Sister McBride and Team
Afterwards, we thought it proper to take this team to lunch at a nearby beautiful little place, “Seabreeze Resort.”

SeaBreeze Resort
The food was good, and the chocolate milk shakes were great. It was a little pricey, but worth it. Almost all of it was new, having been rebuilt after the 2009 tsunami.
Dining at SeaBreeze
Just around the corner from the resort was a scene I remember well from 50 years ago.  It is a burial chamber – I guess you could call it a sepulcher -- built on a tiny islet about 100 yards from shore. It is about 10 feet in height. I realized we were still in my old first proselyting area. (It was a cloudy day; picture could be better.)
Sepulchre near Vavau
We had one more delivery, one which took us to the south west side of Upolu.  As we drove along, we passed by several LDS chapels.  It was so nice to see that the gospel has continued to spread since I was here. I was not sure what the names of the various ward houses were.

We came to one chapel where a man apparently dressed for a church meeting was standing out front.  He wore a white shirt, tie, black lavalava, and sandals – standard dress for a Mormon here on Sunday, but this was Saturday.  It turns out that that weekend was their stake conference, and he was on his way to a priesthood leadership meeting.

I asked him the name of the village we were in.  It was Lotofaga (“lo-to-fong-ah”), which was my last proselyting area and where I was district leader 50 years ago. Things look so different now.  I asked him if a missionary house had once stood where the outdoor basketball court now stands.  He said yes.  I asked him if the river in which Elder Peter Hardman and I had bathed almost every day was still there.  Of course it is.

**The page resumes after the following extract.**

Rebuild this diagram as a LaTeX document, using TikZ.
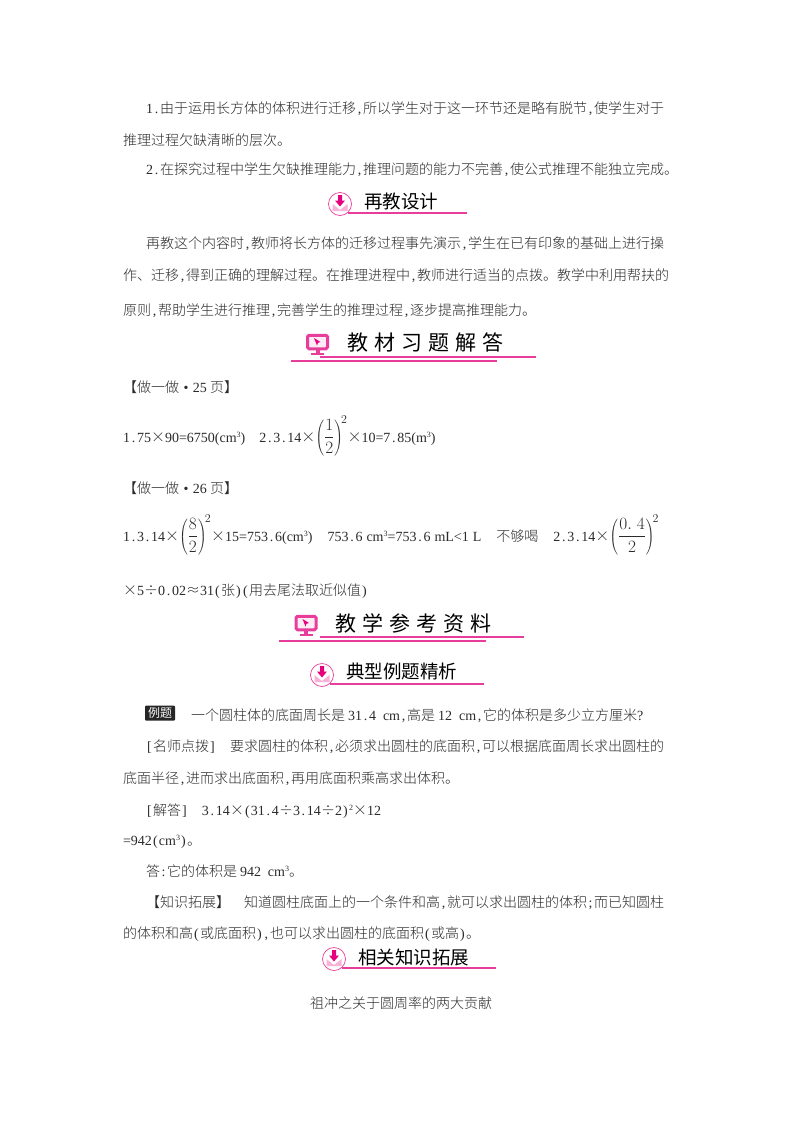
\documentclass[tikz,border=0pt]{standalone}
\usepackage{fontspec}
\setmainfont{Liberation Serif}
\newfontfamily\zhf{Noto Sans CJK SC}[UprightFont={* Light},BoldFont={* Medium}]
\newfontfamily\zhh{Noto Sans CJK SC}
\newcommand\zh[1]{{\zhf #1}}
\newcommand\hw[1]{\makebox[7pt]{#1}}
\newcommand\dt{\hw{.}}
\newcommand\cmm{\hw{,}}
\newcommand\lp{\hw{(}}
\newcommand\rp{\hw{)}}
\newcommand\sq[1]{\raisebox{4.5pt}{\fontsize{8}{8}\selectfont #1}}
\newcommand\mfrac[1]{{\fontsize{16.5}{18}\selectfont$\displaystyle #1$}}
\definecolor{pk}{HTML}{E6007E}
\definecolor{pl}{HTML}{E83E9B}
\definecolor{tc}{HTML}{2B2B2B}
\usetikzlibrary{calc}
\tikzset{
  txt/.style={anchor=base west,inner sep=0pt,outer sep=0pt,text=tc,font=\fontsize{14}{16}\selectfont},
  headA/.style={anchor=base west,inner sep=0pt,text=black,font=\zhh\fontsize{18.5}{20}\selectfont},
  headB/.style={anchor=base west,inner sep=0pt,text=black,font=\zhh\fontsize{21}{22}\selectfont},
  rule/.style={draw=pl,line width=1.25pt},
}
\newcommand\circicon[3]{% name, x, y
  \node[circle,draw=pl,fill=white,line width=0.7pt,minimum size=23pt,inner sep=0pt] (#1) at (#2,#3) {};
  \fill[pk!30] ($(#1)+(-7.5,0)$) -- ($(#1)+(0,6)$) -- ($(#1)+(7.5,0)$) -- ($(#1)+(7.5,7)$) -- ($(#1)+(-7.5,7)$) -- cycle;
  \fill[pk] ($(#1)+(-2,-9)$) -- ($(#1)+(2,-9)$) -- ($(#1)+(2,-3.5)$) -- ($(#1)+(5,-3.5)$) -- ($(#1)+(0,2.5)$) -- ($(#1)+(-5,-3.5)$) -- ($(#1)+(-2,-3.5)$) -- cycle;
}
\newcommand\monicon[3]{% name, x, y
  \node[rectangle,rounded corners=1.5pt,draw=pl,fill=pk!8,line width=3pt,minimum width=20pt,minimum height=13.5pt,inner sep=0pt] (#1) at (#2,#3) {};
  \fill[pl] ($(#1)+(-2,8)$) rectangle ($(#1)+(2,10.5)$);
  \fill[pl] ($(#1)+(-6.5,10.5)$) rectangle ($(#1)+(6.5,13)$);
  \fill[pk] ($(#1)+(-3.5,-4)$) -- ($(#1)+(3,0)$) -- ($(#1)+(0.5,0.8)$) -- ($(#1)+(-0.5,3.5)$) -- cycle;
}
\begin{document}
\begin{tikzpicture}[x=1pt,y=-1pt]
\useasboundingbox (0,0) rectangle (800,1132);
\fill[white] (0,0) rectangle (800,1132);

\node[txt] (l1) at (146,113) {1\dt\zh{由于运用长方体的体积进行迁移}\cmm\zh{所以学生对于这一环节还是略有脱节}\cmm\zh{使学生对于}};
\node[txt] (l2) at (123,145) {\zh{推理过程欠缺清晰的层次。}};
\node[txt] (l3) at (146,174) {2\dt\zh{在探究过程中学生欠缺推理能力}\cmm\zh{推理问题的能力不完善}\cmm\zh{使公式推理不能独立完成。}};

\circicon{i1}{340}{204}
\node[headA] (h1) at (364,208) {再教设计};
\draw[rule] ($(i1)+(8,9)$) -- ($(i1)+(127,9)$);

\node[txt] (p1) at (146,248) {\zh{再教这个内容时}\cmm\zh{教师将长方体的迁移过程事先演示}\cmm\zh{学生在已有印象的基础上进行操}};
\node[txt] (p2) at (123,280) {\zh{作、迁移}\cmm\zh{得到正确的理解过程。在推理进程中}\cmm\zh{教师进行适当的点拨。教学中利用帮扶的}};
\node[txt] (p3) at (123,315) {\zh{原则}\cmm\zh{帮助学生进行推理}\cmm\zh{完善学生的推理过程}\cmm\zh{逐步提高推理能力。}};

\monicon{m1}{317.5}{342}
\node[headB] (b1) at (347,350) {教\hspace{6pt}材\hspace{6pt}习\hspace{6pt}题\hspace{6pt}解\hspace{6pt}答};
\coordinate (b1a) at (320,357); \coordinate (b1b) at (536,357);
\coordinate (b1c) at (291,361); \coordinate (b1d) at (497,361);
\draw[rule] (b1a) -- (b1b);
\draw[rule] (b1c) -- (b1d);

\node[txt] (t1) at (123,392) {\zh{【做一做}\makebox[14pt]{\textbullet}25\hspace{3pt}\zh{页】}};
\node[txt] (f1) at (123,442) {1\dt75\zh{×}90=6750(cm\sq{3})\hspace{14pt}2\dt3\dt14\zh{×}\mfrac{\left(\frac{1}{2}\right)^{\!2}}\zh{×}10=7\dt85(m\sq{3})};
\node[txt] (t2) at (123,493) {\zh{【做一做}\makebox[14pt]{\textbullet}26\hspace{3pt}\zh{页】}};
\node[txt] (f2) at (123,541) {1\dt3\dt14\zh{×}\mfrac{\left(\frac{8}{2}\right)^{\!2}}\zh{×}15=753\dt6(cm\sq{3})\hspace{15pt}753\dt6\hspace{4pt}cm\sq{3}=753\dt6\hspace{4pt}mL<1\hspace{4pt}L\hspace{15pt}\zh{不够喝}\hspace{15pt}2\dt3\dt14\zh{×}\mfrac{\left(\frac{0.\;4}{2}\right)^{\!2}}};
\node[txt] (f3) at (123,595) {\zh{×}5\zh{÷}0\dt02\zh{≈}31\lp\zh{张}\rp\lp\zh{用去尾法取近似值}\rp};

\monicon{m2}{306}{623}
\node[headB] (b2) at (335,631) {教\hspace{6pt}学\hspace{6pt}参\hspace{6pt}考\hspace{6pt}资\hspace{6pt}料};
\coordinate (b2a) at (320,637); \coordinate (b2b) at (524,637);
\coordinate (b2c) at (279,641); \coordinate (b2d) at (486,641);
\draw[rule] (b2a) -- (b2b);
\draw[rule] (b2c) -- (b2d);

\circicon{i2}{322}{675}
\node[headA] (h2) at (346,678) {典型例题精析};
\draw[rule] ($(i2)+(8,9)$) -- ($(i2)+(162,9)$);

\node[anchor=center,fill=black!85,rounded corners=1pt,text=white,inner sep=1.5pt,minimum width=30pt,minimum height=15pt,font=\zhh\fontsize{12}{13}\selectfont] (tag) at (160,713) {例题};
\node[txt] (e1t) at (191,720) {\zh{一个圆柱体的底面周长是}\hspace{3pt}31\dt4\hspace{7pt}cm\cmm\zh{高是}\hspace{3pt}12\hspace{7pt}cm\cmm\zh{它的体积是多少立方厘米}?};
\node[txt] (e2) at (146,751) {\hw{[}\zh{名师点拨}\hw{]}\hspace{14pt}\zh{要求圆柱的体积}\cmm\zh{必须求出圆柱的底面积}\cmm\zh{可以根据底面周长求出圆柱的}};
\node[txt] (e3) at (123,783) {\zh{底面半径}\cmm\zh{进而求出底面积}\cmm\zh{再用底面积乘高求出体积。}};
\node[txt] (e4) at (146,815) {\hw{[}\zh{解答}\hw{]}\hspace{14pt}3\dt14\zh{×}\lp 31\dt4\zh{÷}3\dt14\zh{÷}2\rp\sq{2}\zh{×}12};
\node[txt] (e5) at (123,845) {=942\lp cm\sq{3}\rp\zh{。}};
\node[txt] (e6) at (146,876) {\zh{答}\hw{:}\zh{它的体积是}\hspace{3pt}942\hspace{7pt}cm\sq{3}\zh{。}};
\node[txt] (e7) at (146,907) {\zh{【知识拓展】}\hspace{14pt}\zh{知道圆柱底面上的一个条件和高}\cmm\zh{就可以求出圆柱的体积}\hw{;}\zh{而已知圆柱}};
\node[txt] (e8) at (123,938) {\zh{的体积和高}\lp\zh{或底面积}\rp\cmm\zh{也可以求出圆柱的底面积}\lp\zh{或高}\rp\zh{。}};

\circicon{i3}{334}{959}
\node[headA] (h3) at (358,964) {相关知识拓展};
\draw[rule] ($(i3)+(8,9)$) -- ($(i3)+(162,9)$);

\node[txt] (e9) at (310,1008) {\zh{祖冲之关于圆周率的两大贡献}};
\end{tikzpicture}
\end{document}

Then he asked me if I remembered the names of anyone in that area back then.  I tried to remember the name of the branch president. I couldn’t, but I described him to the man.  “His eyes were a bit droopy; it was as if he were always sleepy,” I said.

The man grinned.  “That was my father,” he said proudly.  I was sorry to learn that he passed away some years ago.

I can’t express how thrilled I was!  Not only had my friend stayed strong in the Church, but he had gone on to become the stake president.  And now his son, born about 10 years after I left there, was in a leadership position in the area.


We usually put in 10 or 12 hours a day in our calling. The other day, for example, we had an 8:00 a.m. meeting with President Hannemann and his assistants; then two trips to the nearby Falealili Airport; two trips to a local gas station (for two cars); a trip out to Lufilufi to pick up the belongings of a sister who is being transferred; then did downtown shopping for supplies for missionaries; took a car in to get it washed; and even spent a few minutes doing paper work in the office. We got home at 8:00 p.m.  Another very full day! Another wonderful week!